Thursday, 3 July 2008

London Stock Exchange

Stephen and I watched the final 3 episodes of Sopranos Series 4, last night and they were as high calibre as ever. Carmella got a telephone call from Tony's Russian girl and kicked him out. Chris got out of rehab, Uncle Junior nobbled his jury and let off and Tony has decided to stop stopped seeing Dr Malfi. Can't wait to start series 5 next Wednesday.


On Thursday I went to a Publishing Industry conference at the London Stock Exchange called 'Digitise or Die!'. Turned out to be a really enjoyable and informative day. In essence it told the delegates to learn from the mistakes of the music industry, be strategic and 'follow the market not the format'.

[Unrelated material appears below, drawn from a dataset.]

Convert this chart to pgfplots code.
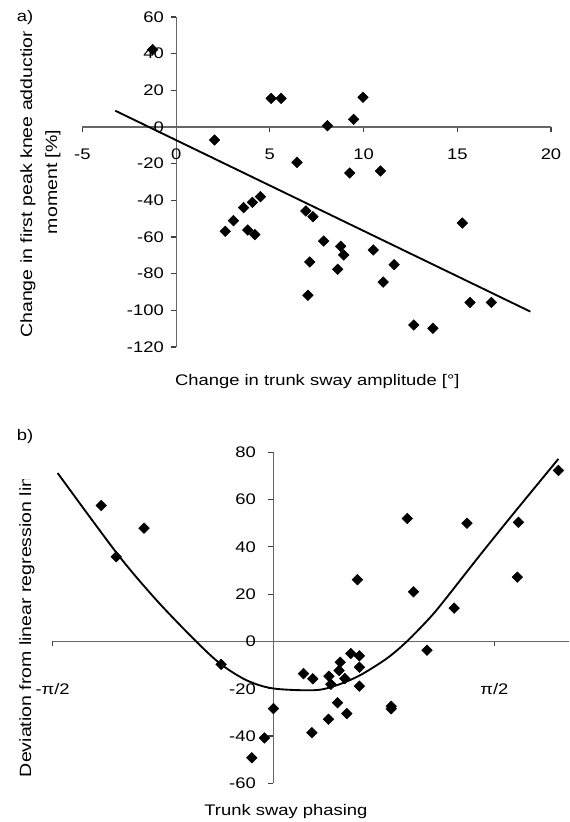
\documentclass[border=0pt]{standalone}
\usepackage{fontspec}
\setmainfont{Liberation Sans}[FakeStretch=1.2]
\usepackage{pgfplots}
\pgfplotsset{compat=1.18}

% 1 px of the reference = 0.75pt
\pgfplotsset{
  panel/.style={
    scale only axis, anchor=south west,
    axis lines=middle, axis line style={-, black!60, line width=0.9pt},
    tick align=outside, major tick length=3.75pt,
    tick style={black!75, line width=0.9pt},
    hide obscured x ticks=false, hide obscured y ticks=false,
    font=\fontsize{11.5}{13.8}\selectfont,
    /pgf/number format/assume math mode=true,
    clip=false,
  },
  dots/.style={only marks, mark=square*, mark size=2.8pt,
    mark options={rotate=45, fill=black, draw=black}},
}

\begin{document}
\begin{tikzpicture}
\useasboundingbox (0,0) rectangle (426.75pt,616.5pt);

% a) amplitude vs knee adduction moment
\begin{axis}[panel, at={(61.8pt,356.25pt)}, width=351.45pt, height=247.5pt,
  xmin=-5, xmax=20, ymin=-120, ymax=60,
  xtick={-5,0,5,10,15,20}, ytick={-120,-100,...,60},
  xticklabel style={anchor=center, yshift=-17pt},
  yticklabel style={xshift=-2pt}]
\addplot[dots] table {
x y
-1.25 42.2
2.05 -7.1
5.07 15.6
5.6 15.6
6.45 -19.3
8.07 0.7
9.47 4.2
9.97 16.2
9.26 -25.1
10.9 -24.0
2.62 -56.9
3.06 -51.1
3.6 -44.0
4.07 -41.1
4.5 -38.0
3.82 -56.2
4.2 -58.7
6.92 -45.8
7.3 -48.9
7.87 -62.2
7.13 -73.6
7.03 -91.8
8.78 -65.1
8.94 -69.8
8.62 -77.6
10.52 -67.1
11.63 -75.1
11.05 -84.6
12.68 -108.0
13.7 -109.8
15.27 -52.4
15.68 -95.7
16.82 -95.7
};
\addplot[no marks, black, line width=1.4pt] coordinates {(-3.25,8.9) (18.9,-100.7)};
\end{axis}

% b) phasing vs deviation from regression line (x in units of pi/2)
\begin{axis}[panel, at={(39.45pt,29.0pt)}, width=387.3pt, height=248.3pt,
  xmin=-1, xmax=1.338, ymin=-60, ymax=80,
  xtick={-1,1}, xticklabels={-π/2,π/2}, ytick={-60,-40,...,80},
  xticklabel style={anchor=center, yshift=-32pt},
  yticklabel style={xshift=-6pt}]
\addplot[dots] table {
x y
-0.78 57.5
-0.712 35.8
-0.586 47.9
-0.237 -9.7
-0.041 -40.8
-0.098 -49.2
0.0 -28.4
0.136 -13.6
0.178 -15.8
0.174 -38.6
0.251 -14.7
0.26 -18.1
0.302 -8.8
0.297 -12.3
0.323 -15.7
0.35 -5.1
0.389 -6.1
0.389 -10.9
0.389 -18.9
0.29 -25.9
0.332 -30.5
0.249 -32.9
0.533 -27.4
0.533 -28.5
0.38 26.1
0.606 52.0
0.634 21.0
0.695 -3.7
0.818 14.1
0.876 50.0
1.104 27.2
1.109 50.4
1.29 72.3
};
\addplot[no marks, black, line width=1.4pt, smooth, tension=0.5] coordinates {
(-0.977,71.2) (-0.709,37.3) (-0.53,17.5) (-0.35,0)
(-0.237,-9.7) (-0.12,-16.5) (0.0,-19.9) (0.189,-20.6)
(0.287,-18.5) (0.392,-14.3) (0.513,-7.2) (0.604,0) (0.706,9.8)
(0.769,16.8) (0.935,36.5) (1.086,54.0) (1.29,77.2)};
\end{axis}

% labels
\begin{scope}[font=\fontsize{11.5}{13.8}\selectfont]
\node at (18.75pt,603pt) {a)};
\node at (18.75pt,288.75pt) {b)};
\node[anchor=base] at (238pt,327pt) {Change in trunk sway amplitude [°]};
\node[anchor=base] at (214.4pt,5.25pt) {Trunk sway phasing};
\end{scope}
\begin{scope}[font=\fontsize{12.2}{14.6}\selectfont]
\node[rotate=90] at (39.75pt,480pt) {moment [\%]};
\begin{scope}
\clip (0pt,0pt) rectangle (60pt,592.5pt);
\node[rotate=90] at (21pt,480pt) {Change in first peak knee adduction};
\end{scope}
\begin{scope}
\clip (0pt,0pt) rectangle (38pt,256.5pt);
\node[rotate=90, anchor=west] at (20.25pt,30.2pt) {Deviation from linear regression line};
\end{scope}
\end{scope}
\end{tikzpicture}
\end{document}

The most interesting and provocative speech was given by Andrew Keen, who calls himself a entrepreneur and author. He was practically vitriolic about Web 2.0 and seemed very bitter that he'd not invented Google and Blogging himself.
His angle is that 2.0 is now nothing more than a feudalistic oligarchy, owned not by a democratic base of all encompassing, participating communities but by a tiny few multinational conglomerates.
Despite his cynicism he's still very much a digital evangelist. His Wikipedia entry has him calling Web 2.0 a "grand utopian movement" which "worships the creative amateur: the self-taught filmmaker, the dorm-room musician, the unpublished writer. He suggests that everyone — even the most poorly educated and inarticulate amongst us — can and should use digital media to express and realize themselves. Web 2.0 'empowers' our creativity, it 'democratizes' media, it 'levels the playing field' between experts and amateurs. The enemy of Web 2.0 is 'elitist' traditional media.
I warmed to this neo-marxist perspective and was incredibly impressed by the confidence and self-belief in his address, talking for an hour and without notes.
He's the author of a book called 'The Cult of the Amateur' and makes his living, apparently, on the conference circuit. I must check out his blog.